When these issues were resolved and image quality was made sufficiently high, the actual calculation model could be built. Animals and their behavior were identified from camera images and monitored. Based on this, selected calculation models calculate the values of chosen indicators.

"Cow welfare consists of fairly simple things like eating and the opportunity to rest comfortably. I particularly pay attention to cows' lying comfort, proper nutrition, and cow health. By utilizing AI and monitoring through cameras, abundant information complementing human observation can be obtained from cows throughout the year. The advantage is also that deviations can be detected quickly with cameras."

Essi Wallenius
CEO, Armenta Benessi

Computer Vision Is a Tireless Assistant

Traditionally, dairy farm monitoring is based on supervision by external experts and authorities. However, these monitoring visits are not sufficient to ensure the implementation of animal welfare, but we additionally need reliable daily information about animal conditions. However, we did not want to increase the workload of dairy farm personnel, so only an automated solution was feasible. Through the developed application, cow welfare can be analyzed quickly and reliably, which eases the work of farm personnel. Additionally, the accumulated data can be utilized in the future for various purposes such as automatic alerts, reports offered to producers, or production optimization.

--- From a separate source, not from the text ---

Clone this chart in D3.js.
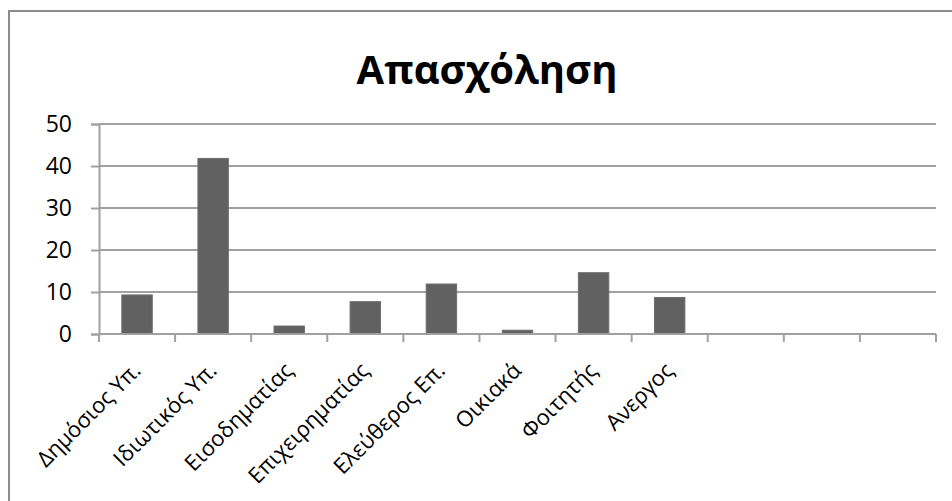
<!DOCTYPE html>
<html>
<head>
<meta charset="utf-8">
<script src="https://cdn.jsdelivr.net/npm/d3@7"></script>
<style>
  html, body { margin: 0; padding: 0; background: #fff; }
  svg { display: block; }
</style>
</head>
<body>
<svg id="chart" width="952" height="501"></svg>
<script>
// Occupation distribution
const title = "Απασχόληση";
const categories = [
  "Δημόσιος Υπ.", "Ιδιωτικός Υπ.", "Εισοδηματίας", "Επιχειρηματίας",
  "Ελεύθερος Επ.", "Οικιακά", "Φοιτητής", "Ανεργος", "", " ", "  "
];
const values = [9.3, 41.8, 1.9, 7.7, 11.9, 0.9, 14.6, 8.7, null, null, null];
const yTicks = [0, 10, 20, 30, 40, 50];

const font = "'Open Sans', 'DejaVu Sans', sans-serif";
const svg = d3.select("#chart");

// Chart frame (extends past the right and bottom edges)
svg.append("rect")
  .attr("x", 9).attr("y", 11)
  .attr("width", 1000).attr("height", 600)
  .attr("fill", "#fff")
  .attr("stroke", "#8c8c8c").attr("stroke-width", 2);

const plot = { left: 99, right: 936, top: 124, bottom: 334 };

const x = d3.scaleBand()
  .domain(categories)
  .range([plot.left, plot.right])
  .paddingInner(0.6).paddingOuter(0.3);

const xOuter = d3.scaleBand()
  .domain(categories)
  .range([plot.left, plot.right]);

const y = d3.scaleLinear()
  .domain([0, 50])
  .range([plot.bottom, plot.top]);

// Horizontal gridlines
svg.append("g")
  .selectAll("line")
  .data(yTicks)
  .join("line")
  .attr("x1", plot.left).attr("x2", plot.right)
  .attr("y1", d => y(d)).attr("y2", d => y(d))
  .attr("stroke", "#a0a0a0").attr("stroke-width", 2);

// Y axis
const yAxis = svg.append("g")
  .attr("transform", `translate(${plot.left},0)`)
  .call(d3.axisLeft(y).tickValues(yTicks).tickSize(8).tickPadding(19));
yAxis.select(".domain").attr("stroke", "#a0a0a0").attr("stroke-width", 2);
yAxis.selectAll(".tick line").attr("stroke", "#a0a0a0").attr("stroke-width", 2);
yAxis.selectAll(".tick text")
  .attr("fill", "#000")
  .style("font-family", font)
  .style("font-size", "23px");

// Bars
svg.append("g")
  .selectAll("rect")
  .data(categories.map((c, i) => ({ c, v: values[i] })).filter(d => d.v != null))
  .join("rect")
  .attr("x", d => x(d.c))
  .attr("width", x.bandwidth())
  .attr("y", d => y(d.v))
  .attr("height", d => y(0) - y(d.v))
  .attr("fill", "#616161")
  .attr("stroke", "#6e6e6e").attr("stroke-width", 1);

// X axis line with category boundary ticks
const xg = svg.append("g");
xg.append("line")
  .attr("x1", plot.left).attr("x2", plot.right)
  .attr("y1", plot.bottom).attr("y2", plot.bottom)
  .attr("stroke", "#a0a0a0").attr("stroke-width", 2);
const bounds = categories.map(c => xOuter(c)).concat([plot.right]);
xg.selectAll("line.tick")
  .data(bounds)
  .join("line")
  .attr("class", "tick")
  .attr("x1", d => d).attr("x2", d => d)
  .attr("y1", plot.bottom).attr("y2", plot.bottom + 8)
  .attr("stroke", "#a0a0a0").attr("stroke-width", 2);

// Rotated category labels
xg.selectAll("text")
  .data(categories.filter(c => c.trim() !== ""))
  .join("text")
  .attr("transform", d => {
    const cx = xOuter(d) + xOuter.bandwidth() / 2;
    return `translate(${cx + 5},${plot.bottom + 38}) rotate(-45)`;
  })
  .attr("text-anchor", "end")
  .attr("fill", "#000")
  .style("font-family", font)
  .style("font-size", "22px")
  .text(d => d);

// Title
svg.append("text")
  .attr("x", 487).attr("y", 84)
  .attr("text-anchor", "middle")
  .attr("fill", "#000")
  .style("font-family", font)
  .style("font-weight", "bold")
  .style("font-size", "40px")
  .text(title);
</script>
</body>
</html>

"We have always strived to do more than what is required of a dairy farm in Finland to ensure animal welfare. Arla's developed technology will not replace the monitoring done by welfare experts, veterinarians, and our personnel in the future either, but it can strengthen the whole, and most importantly – improve Finns' understanding of how dairy farms operate and what factors affect cow welfare."

Tuomo Mäkinen
Tikka farm entrepreneur

Small Steps Toward a Big Goal

Arla took a conscious risk when deciding to open real-time information about animal welfare to consumers. This is part of the radical transparency goal, which aims to increase consumer trust in Arla's production.

However, the risk-taking paid off and Arla received positive attention from both consumers and media, which in part encourages Arla to strive toward even more open and responsible production in the future. When a big vision is broken into small entities, risks also remain small and the final whole is completed piece by piece.